BEIJING (dpa-AFX) - The China stock market has alternated between positive and negative finishes through the last four trading days since the end of the two-day winning streak in which it had jumped almost 110 points or 2.7 percent. The Shanghai Composite Index now sit just above the 4,160-point plateau and it's likely to remain rangebound on Tuesday.
The global forecast for the Asian markets is mixed to lower amid weakness from technology shares and concerns about the outlook for interest rates. The European and U.S. markets were mixed to lower and the Asian bourses figure to also open to the downside.
The SCI finished sharply higher on Monday following gains from the financial shares, property stocks and resource companies.
For the day, the index jumped 72.62 points or 1.78 percent to finish at 4,163.10 after trading between 4,070.17 and 4,164.42. The Shenzhen Composite Index climbed 48.45 points or 1.70 percent to end at 2,901.82.

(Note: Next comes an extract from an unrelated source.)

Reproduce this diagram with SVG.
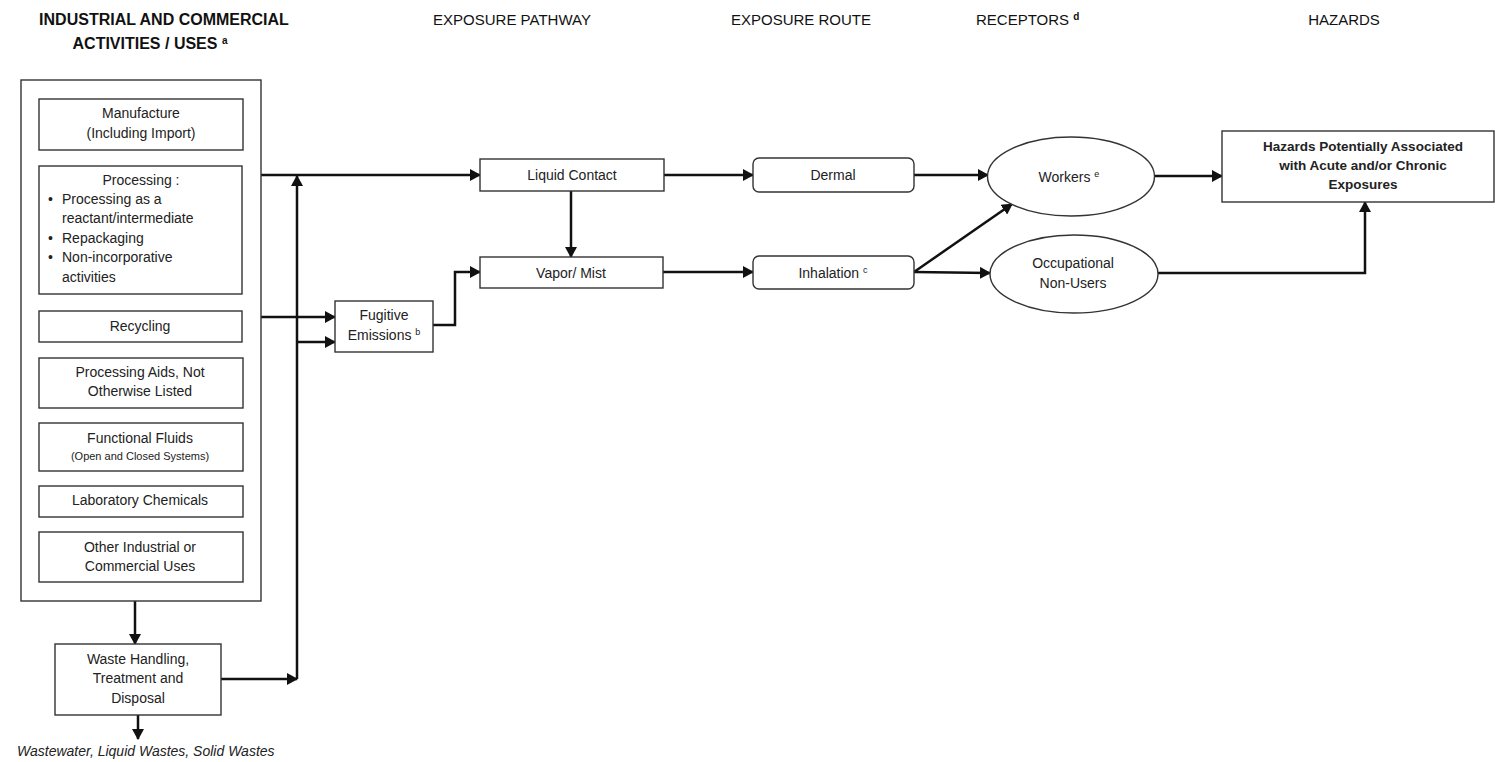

Among the actives, Industrial and Commercial Bank of China gained 0.56 percent, while Bank of China spiked 2.77 percent, Agricultural Bank of China collected 0.47 percent, China Merchants Bank and Huaneng Power both climbed 1.05 percent, Bank of Communications perked 0.15 percent, China Life Insurance surged 8.13 percent, Jiangxi Copper accelerated 2.91 percent, Aluminum Corp of China (Chalco) soared 5.12 percent, Yankuang Energy rallied 2.37 percent, PetroChina advanced 1.04 percent, China Petroleum and Chemical (Sinopec) vaulted 1.27 percent, China Shenhua Energy added 0.61 percent, Gemdale improved 0.86 percent and Poly Developments and China Vanke both strengthened 1.63 percent
The lead from Wall Street is weak as the major averages opened slightly higher but quickly headed south before finishing mixed.
The Dow climbed 148.01 points or 0.29 percent to finish at 51,712.71, while the NASDAQ tumbled 351.33 points or 1.32 percent to close at 26,166.60 and the S&P 500 sank 27.79 points or 0.37 percent to end at 7,472.79.
The slump by the NASDAQ came amid weakness among technology stocks, with shares of SpaceX (SPCX) plummeting by 16.4 percent. An increase by treasury yields weighed on tech stocks, as the yield on the two-year note reaches its highest levels in over a year.
Concerns about the outlook for interest rates drove yields higher ahead of the release of key inflation data later in the week.
Traders seem worried that an acceleration in the pace of inflation as a result of President Donald Trump's war with Iran could lead the Federal Reserve to raise interest rates later this year.
Crude oil prices plunged on Monday even though the Iranian military says it has again closed off the Strait of Hormuz, although there are reports of commercial vessels are operating freely in the strait. West Texas Intermediate crude for July delivery was down $1.63 or 2.13 percent at $74.97 per barrel.